Task statement: Return the entries below in their exact form, leaving the pictures out.

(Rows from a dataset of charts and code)
┌──
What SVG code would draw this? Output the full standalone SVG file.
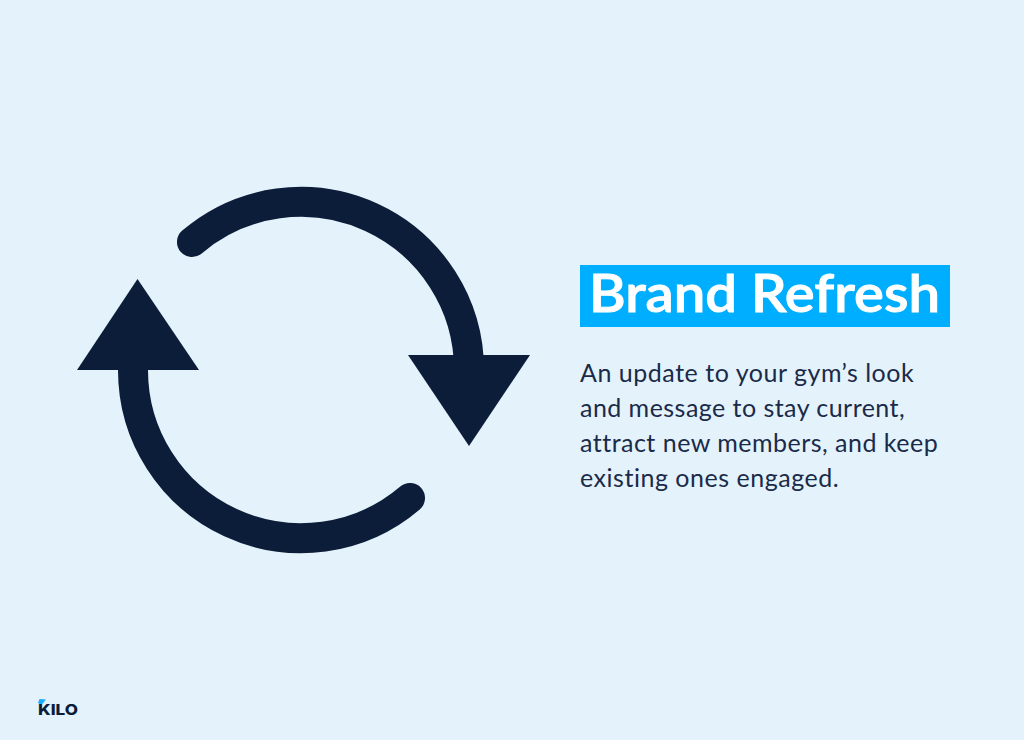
<svg xmlns="http://www.w3.org/2000/svg" width="1024" height="740" viewBox="0 0 1024 740">
<style>
.arc{fill:none;stroke:#0b1d38;stroke-width:30;stroke-linecap:round}
.head{fill:#0b1d38}
.body{font-family:"Lato","Noto Sans",sans-serif;font-size:25px;fill:#1a2b4a;letter-spacing:0.3px}
</style>
<rect width="1024" height="740" fill="#e4f2fb"/>
<g id="connectors">
<path class="arc" d="M192 242 A168 168 0 0 1 469 370"/>
<path class="arc" d="M410 498 A168 168 0 0 1 133 370"/>
<polygon class="head" points="408,355 530,355 469,446"/>
<polygon class="head" points="77,370 199,370 137.500,279"/>
</g>
<g id="title">
<rect x="580" y="265" width="370" height="62" fill="#00aeff"/>
<text x="589" y="312" font-family="Lato,sans-serif" font-size="51" font-weight="600" fill="#fff" stroke="#fff" stroke-width="0.9" textLength="351" lengthAdjust="spacingAndGlyphs">Brand Refresh</text>
</g>
<g id="description">
<text class="body" x="580" y="382" textLength="334">An update to your gym’s look</text>
<text class="body" x="580" y="417" textLength="325">and message to stay current,</text>
<text class="body" x="580" y="452" textLength="358">attract new members, and keep</text>
<text class="body" x="580" y="487" textLength="259">existing ones engaged.</text>
</g>
<g id="logo">
<polygon points="39.500,699 46,699.500 41.500,705 38,703" fill="#19aeff"/>
<text x="38" y="714.500" font-family="Inter,sans-serif" font-size="14.500" font-weight="800" fill="#0b1d38" textLength="40" lengthAdjust="spacingAndGlyphs">KILO</text>
</g>
</svg>
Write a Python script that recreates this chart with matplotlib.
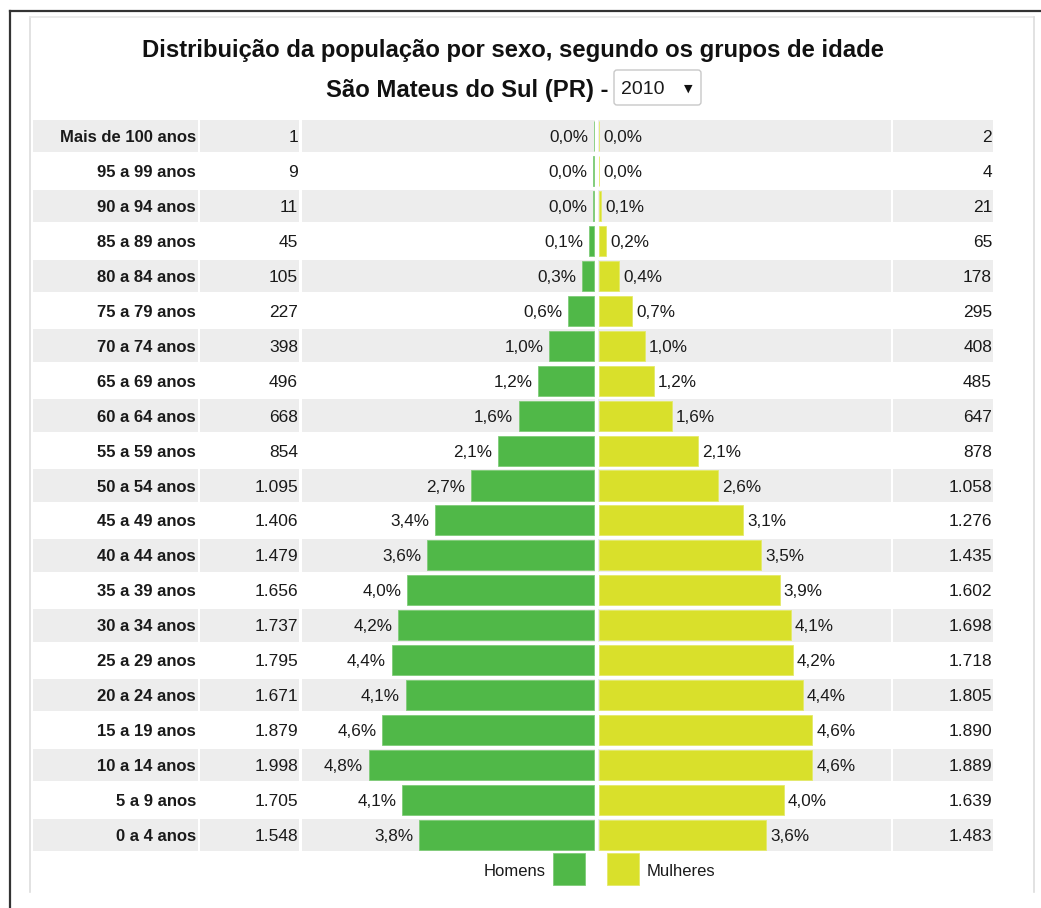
└──
Worked solution:
What SVG code would draw this? Output the full standalone SVG file.
<svg xmlns="http://www.w3.org/2000/svg" width="1024" height="740" viewBox="0 0 1024 740">
<style>
.arc{fill:none;stroke:#0b1d38;stroke-width:30;stroke-linecap:round}
.head{fill:#0b1d38}
.body{font-family:"Lato","Noto Sans",sans-serif;font-size:25px;fill:#1a2b4a;letter-spacing:0.3px}
</style>
<rect width="1024" height="740" fill="#e4f2fb"/>
<g id="connectors">
<path class="arc" d="M192 242 A168 168 0 0 1 469 370"/>
<path class="arc" d="M410 498 A168 168 0 0 1 133 370"/>
<polygon class="head" points="408,355 530,355 469,446"/>
<polygon class="head" points="77,370 199,370 137.500,279"/>
</g>
<g id="title">
<rect x="580" y="265" width="370" height="62" fill="#00aeff"/>
<text x="589" y="312" font-family="Lato,sans-serif" font-size="51" font-weight="600" fill="#fff" stroke="#fff" stroke-width="0.9" textLength="351" lengthAdjust="spacingAndGlyphs">Brand Refresh</text>
</g>
<g id="description">
<text class="body" x="580" y="382" textLength="334">An update to your gym’s look</text>
<text class="body" x="580" y="417" textLength="325">and message to stay current,</text>
<text class="body" x="580" y="452" textLength="358">attract new members, and keep</text>
<text class="body" x="580" y="487" textLength="259">existing ones engaged.</text>
</g>
<g id="logo">
<polygon points="39.500,699 46,699.500 41.500,705 38,703" fill="#19aeff"/>
<text x="38" y="714.500" font-family="Inter,sans-serif" font-size="14.500" font-weight="800" fill="#0b1d38" textLength="40" lengthAdjust="spacingAndGlyphs">KILO</text>
</g>
</svg>
Write a Python script that recreates this chart with matplotlib.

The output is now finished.